How to do image segmentation pytorch

PytorchHow-ToBeginner · 4 min read

How to Do Image Segmentation with PyTorch: Simple Guide

To do image segmentation in PyTorch, you typically use a convolutional neural network like UNet or DeepLabV3 that outputs pixel-wise class predictions. You prepare your dataset with images and masks, define the model, loss function, and optimizer, then train the model to predict segmentation masks from input images.

📐

Syntax

Image segmentation in PyTorch involves these main steps:

Dataset: Load images and their corresponding masks.
Model: Use a segmentation model like DeepLabV3 from torchvision.models.segmentation.
Loss: Use a pixel-wise loss like CrossEntropyLoss.
Training: Forward pass input images, compute loss with masks, backpropagate, and update weights.

python

import torch
from torchvision.models.segmentation import deeplabv3_resnet50

# Load pretrained DeepLabV3 model for segmentation
model = deeplabv3_resnet50(pretrained=True)
model.eval()  # Set to evaluation mode

# Input tensor shape: (batch_size, 3, height, width)
input_tensor = torch.randn(1, 3, 224, 224)

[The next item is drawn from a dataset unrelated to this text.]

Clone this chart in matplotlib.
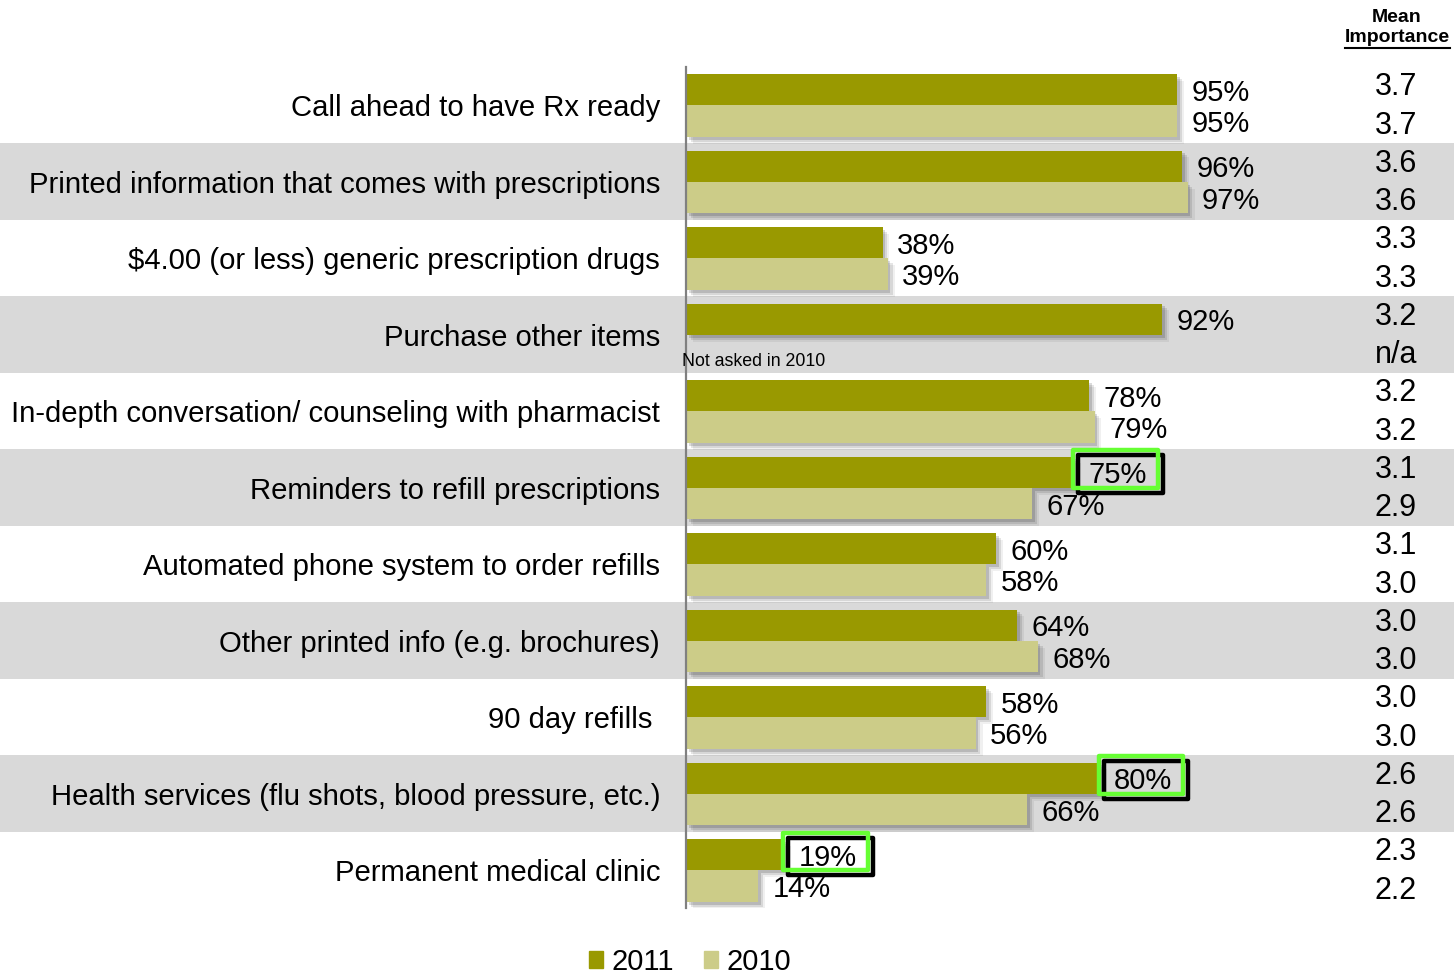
import matplotlib
matplotlib.use("Agg")
import matplotlib.pyplot as plt
import matplotlib.patheffects as pe
from matplotlib.patches import Rectangle, Patch
from matplotlib.lines import Line2D
from matplotlib import transforms

plt.rcParams["font.family"] = ["Liberation Sans", "DejaVu Sans"]

categories = [
    "Call ahead to have Rx ready",
    "Printed information that comes with prescriptions",
    "$4.00 (or less) generic prescription drugs",
    "Purchase other items",
    "In-depth conversation/ counseling with pharmacist",
    "Reminders to refill prescriptions",
    "Automated phone system to order refills",
    "Other printed info (e.g. brochures)",
    "90 day refills ",
    "Health services (flu shots, blood pressure, etc.)",
    "Permanent medical clinic",
]
pct_2011 = [95, 96, 38, 92, 78, 75, 60, 64, 58, 80, 19]
pct_2010 = [95, 97, 39, None, 79, 67, 58, 68, 56, 66, 14]
mean_2011 = ["3.7", "3.6", "3.3", "3.2", "3.2", "3.1", "3.1", "3.0", "3.0", "2.6", "2.3"]
mean_2010 = ["3.7", "3.6", "3.3", "n/a", "3.2", "2.9", "3.0", "3.0", "3.0", "2.6", "2.2"]
highlighted = [5, 9, 10]

C2011 = "#999900"
C2010 = "#cccc88"
BAND = "#d9d9d9"
GREEN = "#66ff33"

W, H = 1454, 974
fig = plt.figure(figsize=(W / 100, H / 100), dpi=100)
ax = fig.add_axes([686 / W, (H - 908.25) / H, 724 / W, 841.5 / H])
ax.set_xlim(0, 140)
ax.set_ylim(len(categories) - 0.5, -0.5)
ax.patch.set_alpha(0)
for s in ["top", "right", "bottom"]:
    ax.spines[s].set_visible(False)
ax.spines["left"].set_color("#808080")
ax.spines["left"].set_linewidth(1.6)
ax.spines["left"].set_zorder(5)
ax.set_xticks([])
ax.set_yticks([])

# alternating grey row bands across the whole width
band_tr = transforms.blended_transform_factory(fig.transFigure, ax.transData)
for i in range(1, len(categories), 2):
    ax.add_patch(Rectangle((0, i - 0.5), 1, 1, transform=band_tr,
                           facecolor=BAND, edgecolor="none", clip_on=False, zorder=0))

shadow = [
    pe.SimplePatchShadow(offset=(5, -5), shadow_rgbFace="#000000", alpha=0.06),
    pe.SimplePatchShadow(offset=(3.5, -3.5), shadow_rgbFace="#000000", alpha=0.1),
    pe.SimplePatchShadow(offset=(2, -2), shadow_rgbFace="#000000", alpha=0.14),
    pe.Normal(),
]

y = list(range(len(categories)))
off11, off10, bh = -0.2, 0.21, 0.41
txt_dy = 0.04

bars11 = ax.barh([i + off11 for i in y], pct_2011, height=bh, color=C2011, zorder=2)
for b in bars11:
    b.set_path_effects(shadow)

y10 = [i + off10 for i, v in zip(y, pct_2010) if v is not None]
v10 = [v for v in pct_2010 if v is not None]
bars10 = ax.barh(y10, v10, height=bh, color=C2010, zorder=3)
for b in bars10:
    b.set_path_effects(shadow)

vfont = 21
gap = 2.8
for i, v in enumerate(pct_2011):
    ax.text(v + gap, i + off11 + txt_dy, f"{v}%", fontsize=vfont, va="center", ha="left", zorder=9)
for i, v in enumerate(pct_2010):
    if v is not None:
        ax.text(v + gap, i + off10 + txt_dy, f"{v}%", fontsize=vfont, va="center", ha="left", zorder=6)

ax.text(-0.8, 3 + 0.35, "Not asked in 2010", fontsize=12.8, va="center", ha="left", zorder=6)

# green call-out boxes with a dark offset outline
shift = transforms.offset_copy(ax.transData, fig=fig, x=5, y=-5, units="dots")
for i in highlighted:
    x0 = pct_2011[i] - 0.2
    rect_kw = dict(fill=False, linewidth=3.2, joinstyle="round", clip_on=False)
    ax.add_patch(Rectangle((x0, i - 0.24 - 0.245), 16.4, 0.49, transform=shift,
                           edgecolor="black", zorder=7, **rect_kw))
    ax.add_patch(Rectangle((x0, i - 0.24 - 0.245), 16.4, 0.49,
                           edgecolor=GREEN, zorder=8, **rect_kw))

for i, name in enumerate(categories):
    ax.text(-5.0, i + txt_dy, name, fontsize=21.1, va="center", ha="right", zorder=6)

for i in y:
    ax.text(137.3, i - 0.26 + 0.03, mean_2011[i], fontsize=22, va="center", ha="center", zorder=6)
    ax.text(137.3, i + 0.24 + 0.03, mean_2010[i], fontsize=22, va="center", ha="center", zorder=6)

fig.text(1397 / W, 1 - 18 / H, "Mean", fontsize=14, fontweight="bold", ha="center", va="center")
fig.text(1397 / W, 1 - 38 / H, "Importance", fontsize=14, fontweight="bold", ha="center", va="center")
fig.add_artist(Line2D([1345 / W, 1450 / W], [1 - 48 / H, 1 - 48 / H], color="black",
                      linewidth=1.5, transform=fig.transFigure))

fig.legend(handles=[Patch(color=C2011, label="2011"), Patch(color=C2010, label="2010")],
           loc="center", bbox_to_anchor=(690 / W, 1 - 962 / H), ncol=2, frameon=False,
           fontsize=21, handlelength=0.5, handleheight=0.5, handletextpad=0.3,
           columnspacing=1.0, borderaxespad=0)

fig.savefig("out.png", dpi=100, facecolor="white")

# Forward pass to get output
output = model(input_tensor)['out']

# Output shape: (batch_size, num_classes, height, width)
print(output.shape)

Output

torch.Size([1, 21, 224, 224])

💻

Example

This example shows how to load a pretrained DeepLabV3 model, run a dummy image through it, and get the predicted segmentation mask.

python

import torch
from torchvision.models.segmentation import deeplabv3_resnet50
from torchvision.transforms import Compose, ToTensor, Normalize
from PIL import Image
import numpy as np

# Load pretrained DeepLabV3 model
model = deeplabv3_resnet50(pretrained=True)
model.eval()

# Dummy image creation (random noise image)
image = Image.fromarray((np.random.rand(224,224,3)*255).astype(np.uint8))

# Preprocessing transforms
transform = Compose([
    ToTensor(),
    Normalize(mean=[0.485, 0.456, 0.406], std=[0.229, 0.224, 0.225])
])
input_tensor = transform(image).unsqueeze(0)  # Add batch dimension

# Forward pass
with torch.no_grad():
    output = model(input_tensor)['out']

# Get predicted class for each pixel
pred_mask = output.argmax(1).squeeze().cpu().numpy()

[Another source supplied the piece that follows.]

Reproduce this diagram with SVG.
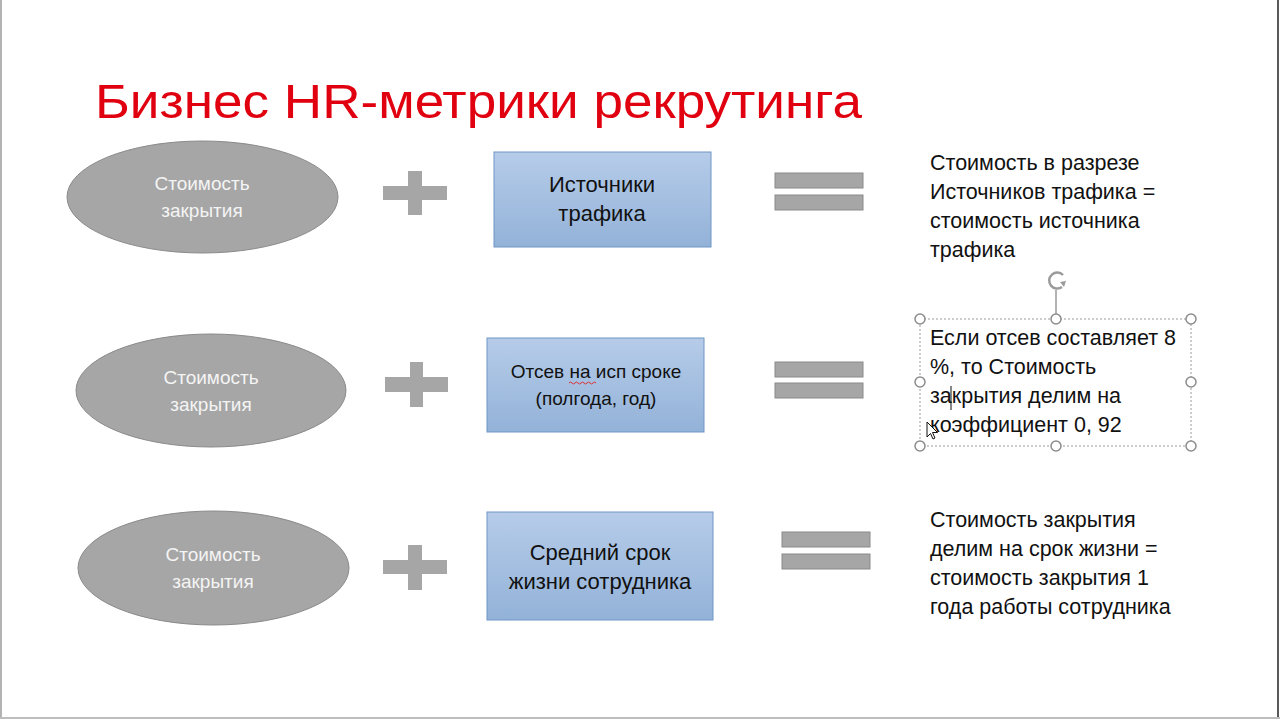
<svg xmlns="http://www.w3.org/2000/svg" width="1280" height="720" viewBox="0 0 1280 720">
  <defs>
    <linearGradient id="blueGrad" x1="0" y1="0" x2="0" y2="1">
      <stop offset="0" stop-color="#b6cce9"/>
      <stop offset="1" stop-color="#93b2d8"/>
    </linearGradient>
    <style>
      .ell { fill: #a6a6a6; stroke: #8a8a8a; stroke-width: 1; }
      .ellText { font-family: "Liberation Sans", Arial, sans-serif; font-size: 19px; fill: #f4f4f4; text-anchor: middle; }
      .box { fill: url(#blueGrad); stroke: #6f95c6; stroke-width: 1; }
      .boxText { font-family: "Liberation Sans", Arial, sans-serif; font-size: 22px; fill: #111; text-anchor: middle; }
      .boxTextS { font-family: "Liberation Sans", Arial, sans-serif; font-size: 19px; fill: #111; text-anchor: middle; }
      .op { fill: #a6a6a6; }
      .eq { fill: #a6a6a6; stroke: #8a8a8a; stroke-width: 1; }
      .res { font-family: "Liberation Sans", Arial, sans-serif; font-size: 21.5px; fill: #111; }
      .title { font-family: "Liberation Sans", Arial, sans-serif; font-size: 49px; fill: #e0000f; }
      .handle { fill: #ffffff; stroke: #8c8c8c; stroke-width: 1.5; }
    </style>
  </defs>

  <rect x="0" y="0" width="1280" height="720" fill="#ffffff"/>
  <line x1="1" y1="0" x2="1" y2="718" stroke="#9a9a9a" stroke-width="1.5"/>
  <line x1="1278" y1="0" x2="1278" y2="718" stroke="#222" stroke-width="1.5"/>
  <line x1="0" y1="718" x2="1280" y2="718" stroke="#bdbdbd" stroke-width="2"/>

  <text class="title" x="95" y="118" textLength="767" lengthAdjust="spacingAndGlyphs">Бизнес HR-метрики рекрутинга</text>

  <!-- Row 1 -->
  <g id="ellipse1">
    <ellipse class="ell" cx="202.5" cy="197" rx="135.5" ry="56"/>
    <text class="ellText" x="202" y="190">Стоимость</text>
    <text class="ellText" x="202" y="217">закрытия</text>
  </g>
  <g id="plus1">
    <rect class="op" x="383" y="186" width="64" height="14"/>
    <rect class="op" x="408" y="171" width="14" height="44"/>
  </g>
  <g id="box1">
    <rect class="box" x="494" y="152" width="217" height="95"/>
    <text class="boxText" x="602" y="192">Источники</text>
    <text class="boxText" x="602" y="221">трафика</text>
  </g>
  <g id="equals1">
    <rect class="eq" x="775" y="173" width="88" height="15"/>
    <rect class="eq" x="775" y="195" width="88" height="15"/>
  </g>
  <g id="result1">
    <text class="res" x="930" y="170">Стоимость в разрезе</text>
    <text class="res" x="930" y="199">Источников трафика =</text>
    <text class="res" x="930" y="228">стоимость источника</text>
    <text class="res" x="930" y="257">трафика</text>
  </g>

  <!-- Row 2 -->
  <g id="ellipse2">
    <ellipse class="ell" cx="211" cy="390.5" rx="135" ry="56.5"/>
    <text class="ellText" x="211" y="384">Стоимость</text>
    <text class="ellText" x="211" y="411">закрытия</text>
  </g>
  <g id="plus2">
    <rect class="op" x="385" y="377" width="63" height="15"/>
    <rect class="op" x="410" y="362" width="13" height="45"/>
  </g>
  <g id="box2">
    <rect class="box" x="487" y="338" width="217" height="94"/>
    <text class="boxTextS" x="596" y="378">Отсев на исп сроке</text>
    <text class="boxTextS" x="596" y="405">(полгода, год)</text>
    <path d="M569 383 q1.5 -2 3 0 t3 0 t3 0 t3 0 t3 0 t3 0 t3 0 t3 0 t3 0" fill="none" stroke="#e03030" stroke-width="1"/>
  </g>
  <g id="equals2">
    <rect class="eq" x="775" y="362" width="88" height="15"/>
    <rect class="eq" x="775" y="383" width="88" height="15"/>
  </g>
  <g id="result2">
    <rect x="920" y="319" width="271" height="127" fill="none" stroke="#9a9a9a" stroke-width="1" stroke-dasharray="2,2"/>
    <line x1="1056" y1="290" x2="1056" y2="319" stroke="#9a9a9a" stroke-width="1.5"/>
    <path d="M1063 275 A8 8 0 1 0 1062 287" fill="none" stroke="#9a9a9a" stroke-width="2.5"/>
    <path d="M1066 281 l-6 1 l4 5 z" fill="#9a9a9a"/>
    <circle class="handle" cx="920" cy="319" r="5"/>
    <circle class="handle" cx="1056" cy="319" r="5"/>
    <circle class="handle" cx="1191" cy="319" r="5"/>
    <circle class="handle" cx="920" cy="382" r="5"/>
    <circle class="handle" cx="1191" cy="382" r="5"/>
    <circle class="handle" cx="920" cy="446" r="5"/>
    <circle class="handle" cx="1056" cy="446" r="5"/>
    <circle class="handle" cx="1191" cy="446" r="5"/>
    <text class="res" x="930" y="345">Если отсев составляет 8</text>
    <text class="res" x="930" y="374">%, то Стоимость</text>
    <text class="res" x="930" y="403">закрытия делим на</text>
    <text class="res" x="930" y="432">коэффициент 0, 92</text>
    <line x1="951" y1="386" x2="951" y2="410" stroke="#111" stroke-width="1"/>
    <path d="M927 422 l0 15 l3.5 -3.5 l2.5 5.5 l2 -1 l-2.5 -5.5 l5 0 z" fill="#ffffff" stroke="#111" stroke-width="1"/>
  </g>

  <!-- Row 3 -->
  <g id="ellipse3">
    <ellipse class="ell" cx="213.5" cy="568" rx="135.5" ry="57"/>
    <text class="ellText" x="213" y="561">Стоимость</text>
    <text class="ellText" x="213" y="588">закрытия</text>
  </g>
  <g id="plus3">
    <rect class="op" x="383" y="560" width="64" height="14"/>
    <rect class="op" x="408" y="545" width="14" height="45"/>
  </g>
  <g id="box3">
    <rect class="box" x="487" y="512" width="226" height="108"/>
    <text class="boxText" x="600" y="560">Средний срок</text>
    <text class="boxText" x="600" y="589">жизни сотрудника</text>
  </g>
  <g id="equals3">
    <rect class="eq" x="782" y="532" width="88" height="15"/>
    <rect class="eq" x="782" y="554" width="88" height="15"/>
  </g>
  <g id="result3">
    <text class="res" x="930" y="527">Стоимость закрытия</text>
    <text class="res" x="930" y="556">делим на срок жизни =</text>
    <text class="res" x="930" y="585">стоимость закрытия 1</text>
    <text class="res" x="930" y="614">года работы сотрудника</text>
  </g>

  <g id="connectors"></g>
</svg>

print(f"Predicted mask shape: {pred_mask.shape}")
print(f"Unique classes in mask: {np.unique(pred_mask)}")

Output

Predicted mask shape: (224, 224) Unique classes in mask: [ 0 15 16 17 18 19 20]

⚠️

Common Pitfalls

1. Not matching input and mask sizes: The input image and mask must have the same height and width for pixel-wise loss.

2. Using wrong loss function: Use CrossEntropyLoss for multi-class segmentation masks, not MSE.

3. Forgetting to set model to train/eval mode: Use model.train() during training and model.eval() during evaluation to handle layers like dropout and batchnorm correctly.

4. Not normalizing input images: Pretrained models expect inputs normalized with ImageNet mean and std.

python

import torch
import torch.nn as nn

# Wrong: Using MSELoss for segmentation
loss_fn_wrong = nn.MSELoss()

# Right: Use CrossEntropyLoss for pixel-wise classification
loss_fn_right = nn.CrossEntropyLoss()

print(f"Wrong loss function: {loss_fn_wrong}")
print(f"Right loss function: {loss_fn_right}")

Output

Wrong loss function: MSELoss() Right loss function: CrossEntropyLoss()

📊

Quick Reference

Use torchvision.models.segmentation for pretrained segmentation models.
Input images must be normalized with ImageNet stats.
Output shape is (batch_size, num_classes, height, width).
Use CrossEntropyLoss for training with class masks.
Set model to train() or eval() mode appropriately.

✅

Key Takeaways

Use pretrained segmentation models like DeepLabV3 from torchvision for easy setup.

Normalize input images with ImageNet mean and std before feeding to the model.

Use CrossEntropyLoss for pixel-wise classification during training.

Ensure input images and masks have matching spatial dimensions.

Switch model modes between train() and eval() to get correct behavior.